Exarcheia is one of the most alternative and fascinating neighborhoods in Athens. Closely associated with students, intellectuals, counterculture and political activism, its story goes back to the 19th century. Its neoclassical townhouses, elegant balconies and charming pedestrian streets are architectural urban traits of bygone eras.

Despite its controversial reputation, it is a vibrant neighborhood. Flanked by trendy cafes, no-frills restaurants, wine bars, art house theatres and galleries, Exarcheia offers a relaxed vibe, inviting locals and tourists alike to linger at sidewalk tables to grab a bite and engage in never-ending conversations.

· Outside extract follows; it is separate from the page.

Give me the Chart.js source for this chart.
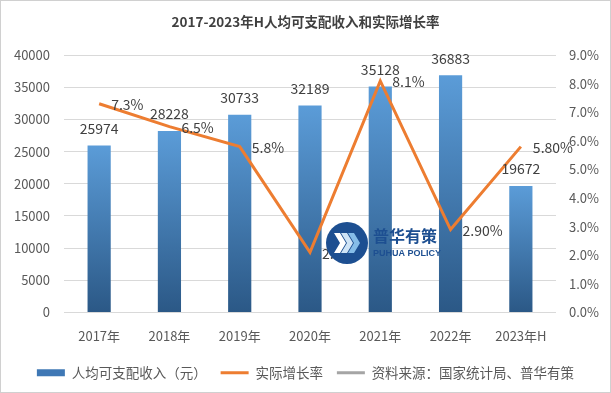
<!DOCTYPE html>
<html>
<head>
<meta charset="utf-8">
<script src="https://cdn.jsdelivr.net/npm/chart.js@4.4.0/dist/chart.umd.min.js"></script>
<style>
  html, body { margin: 0; padding: 0; background: #fff; }
  #wrap { width: 611px; height: 393px; position: relative; }
</style>
</head>
<body>
<div id="wrap"><canvas id="incomeChart"></canvas></div>
<script>
const years = ['2017年', '2018年', '2019年', '2020年', '2021年', '2022年', '2023年H'];
const income = [25974, 28228, 30733, 32189, 35128, 36883, 19672];
const growth = [7.3, 6.5, 5.8, 2.1, 8.1, 2.9, 5.8];
const growthLabels = ['7.3%', '6.5%', '5.8%', '2.1%', '8.1%', '2.90%', '5.80%'];
const incomeAxis = [0, 40000, 5000];
const rateAxis = [0, 9, 1];

const FONT = '"Noto Sans CJK SC", "Noto Sans", sans-serif';
const GREY = '#595959';

function barGradient(context) {
    const chart = context.chart;
    if (!chart.chartArea || context.type !== 'data') return '#3f78b5';
    const yScale = chart.scales.y;
    const top = yScale.getPixelForValue(context.raw);
    const bottom = yScale.getPixelForValue(0);
    const g = chart.ctx.createLinearGradient(0, top, 0, bottom);
    g.addColorStop(0, '#5b9cd8');
    g.addColorStop(1, '#2b5886');
    return g;
}

// value labels on bars and on the line
const valueLabels = {
    id: 'valueLabels',
    afterDatasetsDraw(chart) {
        const ctx = chart.ctx;
        ctx.save();
        ctx.font = '14px ' + FONT;
        ctx.fillStyle = '#404040';
        ctx.textBaseline = 'middle';
        ctx.textAlign = 'center';
        chart.getDatasetMeta(0).data.forEach((el, i) => {
            ctx.fillText(String(income[i]), el.x, el.y - 17);
        });
        ctx.textAlign = 'left';
        chart.getDatasetMeta(1).data.forEach((el, i) => {
            ctx.fillText(growthLabels[i], el.x + 12, el.y + 1);
        });
        ctx.restore();
    }
};

// white page, frame and the watermark logo
const decor = {
    id: 'decor',
    beforeDraw(chart) {
        const ctx = chart.ctx;
        ctx.save();
        ctx.fillStyle = '#fff';
        ctx.fillRect(0, 0, chart.width, chart.height);
        ctx.restore();
    },
    afterDraw(chart) {
        const ctx = chart.ctx;
        ctx.save();
        ctx.strokeStyle = '#d0d0d0';
        ctx.lineWidth = 1;
        ctx.strokeRect(0.5, 0.5, chart.width - 1, chart.height - 1);

        const cx = 347, cy = 243;
        ctx.fillStyle = '#1d4f91';
        ctx.beginPath();
        ctx.arc(cx, cy, 21, 0, Math.PI * 2);
        ctx.fill();
        const cols = ['#ffffff', '#cfe4f6', '#86bde8'];
        for (let k = 0; k < 3; k++) {
            const x = cx - 13 + k * 7;
            ctx.fillStyle = cols[k];
            ctx.beginPath();
            ctx.moveTo(x, cy - 10);
            ctx.lineTo(x + 6, cy - 10);
            ctx.lineTo(x + 12, cy);
            ctx.lineTo(x + 6, cy + 10);
            ctx.lineTo(x, cy + 10);
            ctx.lineTo(x + 6, cy);
            ctx.closePath();
            ctx.fill();
        }
        ctx.fillStyle = '#1d4f91';
        ctx.textAlign = 'left';
        ctx.textBaseline = 'middle';
        ctx.font = 'bold 16px ' + FONT;
        ctx.fillText('普华有策', 373, 236);
        ctx.font = 'bold 9px "Liberation Sans", Arial, sans-serif';
        ctx.fillText('PUHUA POLICY', 373, 254);
        ctx.restore();
    }
};

const ctx = document.getElementById('incomeChart').getContext('2d');

const incomeChart = new Chart(ctx, {
    data: {
        labels: years,
        datasets: [{
            type: 'bar',
            label: '人均可支配收入（元）',
            data: income,
            yAxisID: 'y',
            backgroundColor: barGradient,
            barPercentage: 0.33,
            categoryPercentage: 1,
            order: 2
        }, {
            type: 'line',
            label: '实际增长率',
            data: growth,
            yAxisID: 'y1',
            borderColor: '#ed7d31',
            borderWidth: 3,
            pointRadius: 0,
            tension: 0,
            order: 1
        }, {
            type: 'line',
            label: '资料来源：国家统计局、普华有策',
            data: [],
            yAxisID: 'y1',
            borderColor: '#a5a5a5',
            borderWidth: 3,
            pointRadius: 0
        }]
    },
    options: {
        responsive: true,
        maintainAspectRatio: false,
        animation: false,
        layout: { padding: { top: 0, bottom: 3.5, left: 0, right: 0 } },
        plugins: {
            title: {
                display: true,
                text: '2017-2023年H人均可支配收入和实际增长率',
                color: '#404040',
                font: { family: FONT, size: 13.5, weight: 'bold' },
                padding: { top: 14, bottom: 25 }
            },
            legend: {
                position: 'bottom',
                labels: {
                    usePointStyle: true,
                    pointStyleWidth: 28,
                    boxHeight: 7,
                    padding: 14,
                    color: GREY,
                    font: { family: FONT, size: 13.5 },
                    generateLabels(chart) {
                        return chart.data.datasets.map((ds, i) => ({
                            text: ds.label,
                            datasetIndex: i,
                            pointStyle: ds.type === 'bar' ? 'rect' : 'line',
                            fillStyle: ds.type === 'bar' ? '#3f78b5' : ds.borderColor,
                            strokeStyle: ds.type === 'bar' ? '#3f78b5' : ds.borderColor,
                            lineWidth: ds.type === 'bar' ? 0 : 3,
                            fontColor: GREY
                        }));
                    }
                }
            },
            tooltip: { enabled: false }
        },
        scales: {
            x: {
                grid: { display: false },
                border: { display: false },
                ticks: { color: GREY, font: { family: FONT, size: 13 }, padding: 8 }
            },
            y: {
                position: 'left',
                min: incomeAxis[0],
                max: incomeAxis[1],
                ticks: {
                    stepSize: incomeAxis[2],
                    color: GREY,
                    font: { family: FONT, size: 13 },
                    padding: 14,
                    callback: v => String(v)
                },
                grid: { color: '#d9d9d9', drawTicks: false },
                border: { display: false },
                afterFit(scale) { scale.width = 64; }
            },
            y1: {
                position: 'right',
                min: rateAxis[0],
                max: rateAxis[1],
                ticks: {
                    stepSize: rateAxis[2],
                    color: GREY,
                    font: { family: FONT, size: 13 },
                    padding: 13,
                    callback: v => v.toFixed(1) + '%'
                },
                grid: { display: false, drawTicks: false },
                border: { display: false },
                afterFit(scale) { scale.width = 55; }
            }
        }
    },
    plugins: [valueLabels, decor]
});
</script>
</body>
</html>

In his latest exhibition XARCHEIA at Eikastikos Kyklos, Nikos Leontopoulos, through his photographic lens and creative instinct reveals the identity of this diverse neighborhood. Focusing on the architectural aspect of this rather misunderstood part of Athens city center, he captures its long history and uncertain future.

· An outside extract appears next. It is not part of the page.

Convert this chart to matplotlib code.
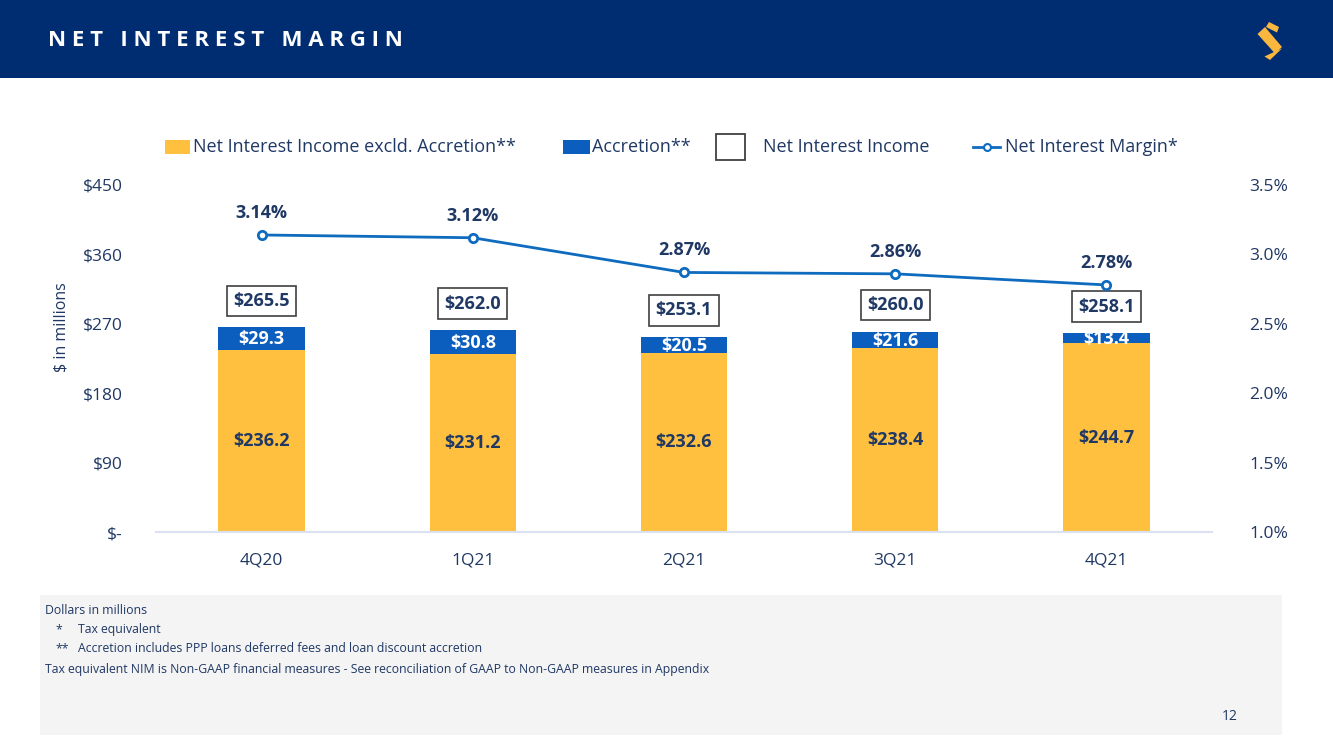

Nikos Leontopoulos was born in Athens. He has been working in art photography for more than 45 years. He studied Graphic Design and Computer Graphics and has worked in major advertising companies and graphic design studios. His work has received many awards in Greece and abroad. He worked as a lecturer for Institutes of Vocational Training and advertising companies. Since 2003 he is running his own publishing company. He has presented two solo exhibitions and has participated in more than 50 group exhibitions. Since 2021 he has been the Artistic Director of the Hellenic Photographic Society.

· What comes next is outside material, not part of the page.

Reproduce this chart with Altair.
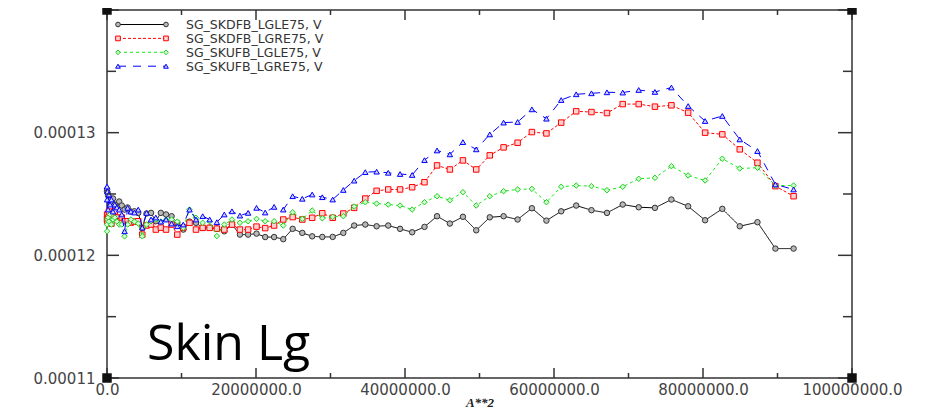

Nikos Leontopoulos talks to Greek News Agenda* about Exarcheia and his artistic approach.

What prompted your interest in the Exarcheia neighborhood?

Exarcheia is one of my favorite neighborhoods. It inspires me, just like all the distressed urban neighborhoods in Athens, Metaxourgeio, Kolonos, Psirri, Monastiraki etc. I go there very often for a walk or coffee.

The title of the exhibition, XARCHEIA includes the word archive. How did this approach come about? What about the past and future of this historic neighborhood?

I used the English letter X and the word ARCHIVE in capital letters, to refer to the word archives. I believe that my photos are an archive of the historical record of the area. In a few years from now many of these buildings featured will no longer exist as they will have probably been replaced by high-rise Airbnb residences.

What aspects of the area do you want to highlight? How were the photos artistically processed and what is the role of graffiti in your work?

Exarcheia is one of the oldest urban neighborhoods of Athens. The old houses are now falling apart. They have become the canvas of the street artists. In my work, I do not judge whether it is good or bad to graffiti on them. What struck me is this explosion of color that is omnipresent on the walls of the entire neighborhood. That’s why I’ve kept the buildings black and white. This way, the graffiti color palette is more intense.

How would you evaluate the area from an architectural point of view?

All of these crumbling neoclassical buildings, from the smallest townhouse to the interwar apartment buildings, are architectural gems. The cast iron balconies, the canopies, and the service staircases are works of art in themselves. This is what I tried to capture in my photographs. The black and white refers to the past and the color to the present.

How has Exarcheia been portrayed in our collective consciousness?  

In our collective memory, Exarcheia is the area of drug use and trafficking. Of course, this has nothing to do with reality. However, for years now, this perception has closely been associated with the degradation of the area. For obvious reasons. As far as I am concerned, Exarcheia is a quaint and safe neighborhood and I hope it remains this way.